* RECORDED INFORMATION *
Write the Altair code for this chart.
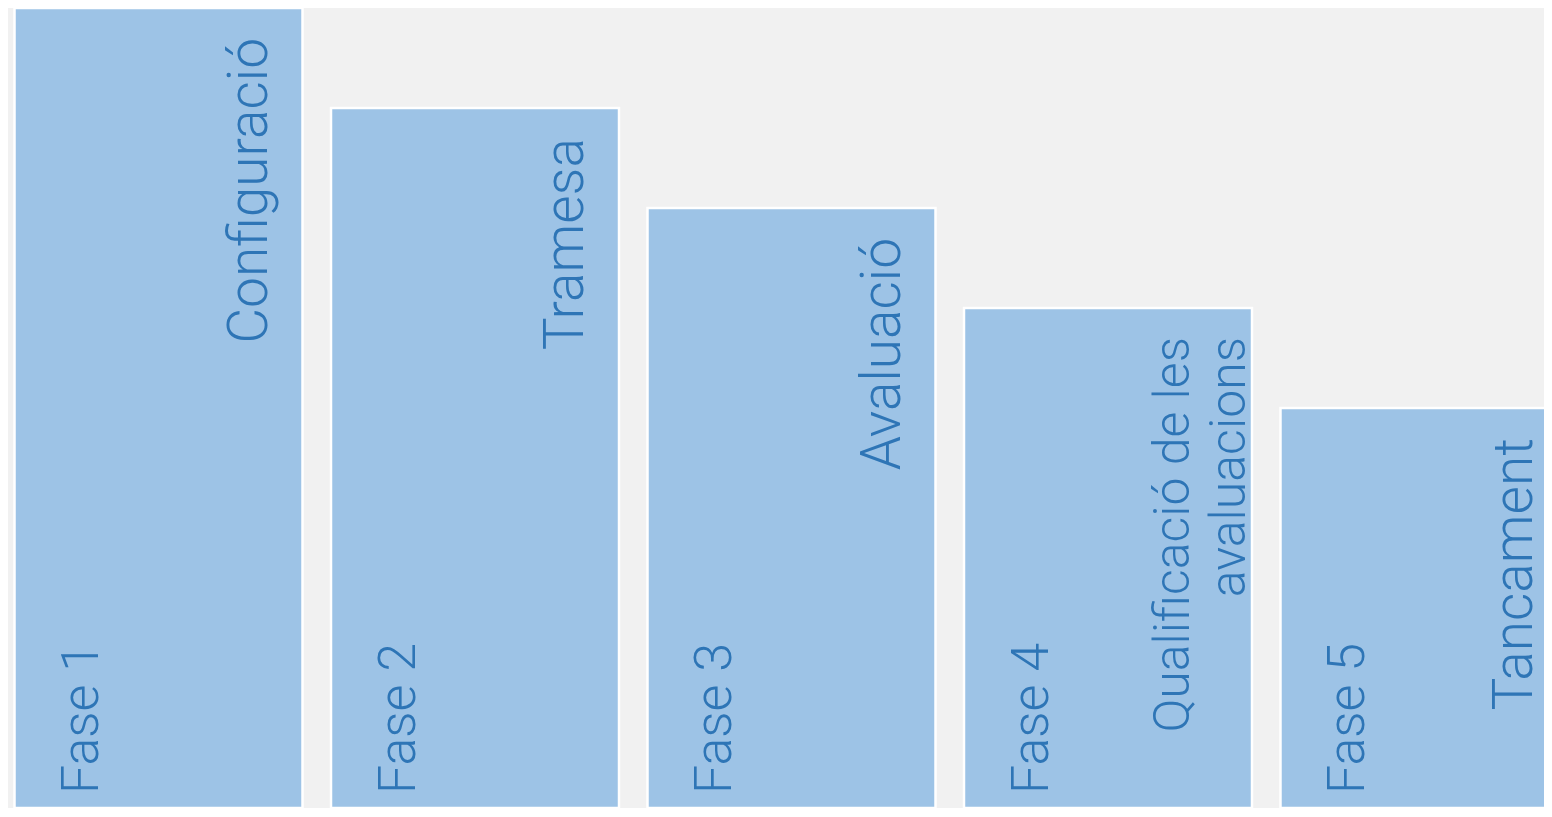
import altair as alt
import pandas as pd

fases = ["Fase 1", "Fase 2", "Fase 3", "Fase 4", "Fase 5"]
noms = ["Configuració", "Tramesa", "Avaluació", "Qualificació de les\navaluacions", "Tancament"]
valors = [8, 7, 6, 5, 4]
linies = [1, 1, 1, 2, 1]

df = pd.DataFrame({"fase": fases, "nom": noms, "valor": valors, "linies": linies})

FONT = "Roboto Light, Lato Light, Open Sans Light, Roboto, sans-serif"
BLUE = "#2E75B6"
BAR = "#9DC3E6"

xscale = alt.Scale(range=[6.5, 1560.5], paddingInner=0.09, paddingOuter=0)
yscale = alt.Scale(domain=[0, 8])


def xenc(pos=None):
    if pos is None:
        return alt.X("fase:N", scale=xscale, axis=None)
    return alt.X("fase:N", scale=xscale, axis=None, bandPosition=pos)


base = alt.Chart(df)

bars = base.mark_bar(color=BAR, stroke="white", strokeWidth=2.5, clip=True).encode(
    x=xenc(),
    y=alt.Y("valor:Q", scale=yscale, axis=None),
)

fase_text = base.mark_text(
    angle=270, align="left", baseline="alphabetic", dx=14,
    font=FONT, fontSize=52, fontWeight=300, color=BLUE,
).encode(
    x=xenc(0.29),
    y=alt.Y("zero:Q", scale=yscale, axis=None),
    text="fase:N",
).transform_calculate(zero="0")

nom_single = base.transform_filter("datum.linies == 1").mark_text(
    angle=270, align="right", baseline="alphabetic", dx=-30,
    font=FONT, fontSize=55, fontWeight=300, color=BLUE,
).encode(
    x=xenc(0.875),
    y=alt.Y("valor:Q", scale=yscale, axis=None),
    text="nom:N",
)

nom_multi = base.transform_filter("datum.linies == 2").mark_text(
    angle=270, align="right", baseline="alphabetic", dx=-29,
    font=FONT, fontSize=50, fontWeight=300, lineHeight=56, lineBreak="\n", color=BLUE,
).encode(
    x=xenc(0.78),
    y=alt.Y("valor:Q", scale=yscale, axis=None),
    text="nom:N",
)

chart = alt.layer(bars, fase_text, nom_single, nom_multi).properties(
    width=1536,
    height=800,
    background="#F1F1F1",
    padding=0,
    autosize=alt.AutoSizeParams(type="none"),
).configure_view(stroke=None)

chart.save("out.html", embed_options={"renderer": "svg", "actions": False})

* REQUEST *
Return the listing above unchanged, apart from dropping its pictures.

* EXERCISE ANSWER *
Write the Altair code for this chart.
import altair as alt
import pandas as pd

fases = ["Fase 1", "Fase 2", "Fase 3", "Fase 4", "Fase 5"]
noms = ["Configuració", "Tramesa", "Avaluació", "Qualificació de les\navaluacions", "Tancament"]
valors = [8, 7, 6, 5, 4]
linies = [1, 1, 1, 2, 1]

df = pd.DataFrame({"fase": fases, "nom": noms, "valor": valors, "linies": linies})

FONT = "Roboto Light, Lato Light, Open Sans Light, Roboto, sans-serif"
BLUE = "#2E75B6"
BAR = "#9DC3E6"

xscale = alt.Scale(range=[6.5, 1560.5], paddingInner=0.09, paddingOuter=0)
yscale = alt.Scale(domain=[0, 8])


def xenc(pos=None):
    if pos is None:
        return alt.X("fase:N", scale=xscale, axis=None)
    return alt.X("fase:N", scale=xscale, axis=None, bandPosition=pos)


base = alt.Chart(df)

bars = base.mark_bar(color=BAR, stroke="white", strokeWidth=2.5, clip=True).encode(
    x=xenc(),
    y=alt.Y("valor:Q", scale=yscale, axis=None),
)

fase_text = base.mark_text(
    angle=270, align="left", baseline="alphabetic", dx=14,
    font=FONT, fontSize=52, fontWeight=300, color=BLUE,
).encode(
    x=xenc(0.29),
    y=alt.Y("zero:Q", scale=yscale, axis=None),
    text="fase:N",
).transform_calculate(zero="0")

nom_single = base.transform_filter("datum.linies == 1").mark_text(
    angle=270, align="right", baseline="alphabetic", dx=-30,
    font=FONT, fontSize=55, fontWeight=300, color=BLUE,
).encode(
    x=xenc(0.875),
    y=alt.Y("valor:Q", scale=yscale, axis=None),
    text="nom:N",
)

nom_multi = base.transform_filter("datum.linies == 2").mark_text(
    angle=270, align="right", baseline="alphabetic", dx=-29,
    font=FONT, fontSize=50, fontWeight=300, lineHeight=56, lineBreak="\n", color=BLUE,
).encode(
    x=xenc(0.78),
    y=alt.Y("valor:Q", scale=yscale, axis=None),
    text="nom:N",
)

chart = alt.layer(bars, fase_text, nom_single, nom_multi).properties(
    width=1536,
    height=800,
    background="#F1F1F1",
    padding=0,
    autosize=alt.AutoSizeParams(type="none"),
).configure_view(stroke=None)

chart.save("out.html", embed_options={"renderer": "svg", "actions": False})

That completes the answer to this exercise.